Dalam perkara ini, PT Indobharat meminta PN Niaga untuk membatalkan putusan PN Semarang No. 12/Pdt.Sus PKPU/2021.PN.Niaga.Smg pada 25 Januari 2022 terkait Pengesahan Rencana Perdamaian (Homologasi).
Opsi Penyelamatan Sritex
Sementara itu, Head of Center of Industry, Trade and Investment Indef Andry Satrio Nugroho mengatakan untuk mempertahankan puluhan ribu pekerja Sritex pemerintah perlu turun tangan, salah satunya lewat relaksasi utang.
"Relaksasi dari utang itu sendiri ya akan cukup baik jika Himbara ikut serta. Tetapi dalam mekanisme dan prosedural yang tentu juga sesuai ya," kata Andry kepada Bisnis.
Selain relaksasi, pemerintah juga perlu membantu mencarikan offtaker industri yang dapat menyerap produk-produk dari Sritex. Dengan demikian, kata Andry, SRIL bisa menstabilkan pendapatan.
Kendati demikian, untuk mendukung pembayaran piutang Sritex kepada Kreditur yang tersendat, Andry menyebut pemerintah dinilai belum dapat memberikan penyelamatan berupa ambil alih kepemilikan perusahaan.
“Jika akan dijadikan BUMN pasti harus ada perizinan dari DPR. Lalu mau seperti apa modelnya? Sekarang juga banyak BUMN yang bermasalah, jadi belum tentu bisa menyelesaikan permasalahan perusahaan ini,” jelasnya.
Di sisi lain, dia melihat kondisi industri tekstil saat ini masih diadang badai PHK apabila tidak ada kebijakan strategis dari Pemerintah Presiden Prabowo Subianto. Untuk itu, pemerintah perlu turun tangan mengatasi masalah tersebut.

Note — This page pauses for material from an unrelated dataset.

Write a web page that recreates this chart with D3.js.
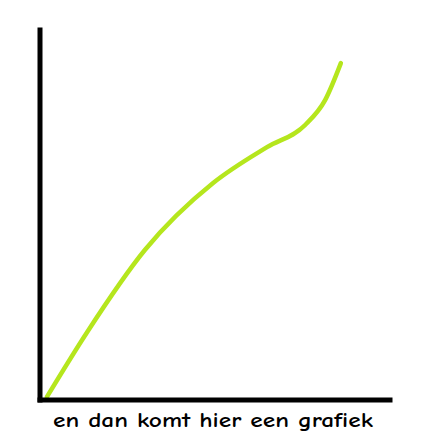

“Seperti yang kemarin sudah dilakukan oleh Presiden, saya rasa cukup baik tetapi yang kita perlukan adalah bagaimana ekosistem dari industri tekstil ini bisa bersaing dan bisa menjadi tuan rumah di negaranya sendiri,” terangnya.
Direktur Eksekutif CORE Mohammad Faisal mengatakan kasus pailit yang dihadapi Sritex akan menambah panjang permasalahan yang dihadapi indsutri padat karya, khususnya industri tekstil.
Menurutnya, permasalahan klasik tahunan itu disebabkan ketidakharmonisan kebijakan yang semestinya mendukung industri domestik baik terkait akses pasar maupun biaya produksi.
Di sisi lain, sambung Faisal, pemerintah juga harus mengurai permasalahan biaya produksi termasuk ongkos energi yang tinggi bagi industri. Dalam hal ini, penting untuk memberikan insentif untuk mengurangi biaya input.
“Akses pasar domestik ini juga banyak ketidaksinkronan yang menyebabkan malah justru menggerus pasar di dalam negeri untuk industri tekstil termasuk masalah kontrol terhadap impor baik legal maupun ilegal,” ujarnya.
Faisal menambahkan, pemerintah harus bergerak cepat mengatasi permasalahan yang dihadapi industri TPT yang merupakan industri padat karya, lantaran efeknya dapat berujung pada peningkatan pengangguran dan dampak sosial.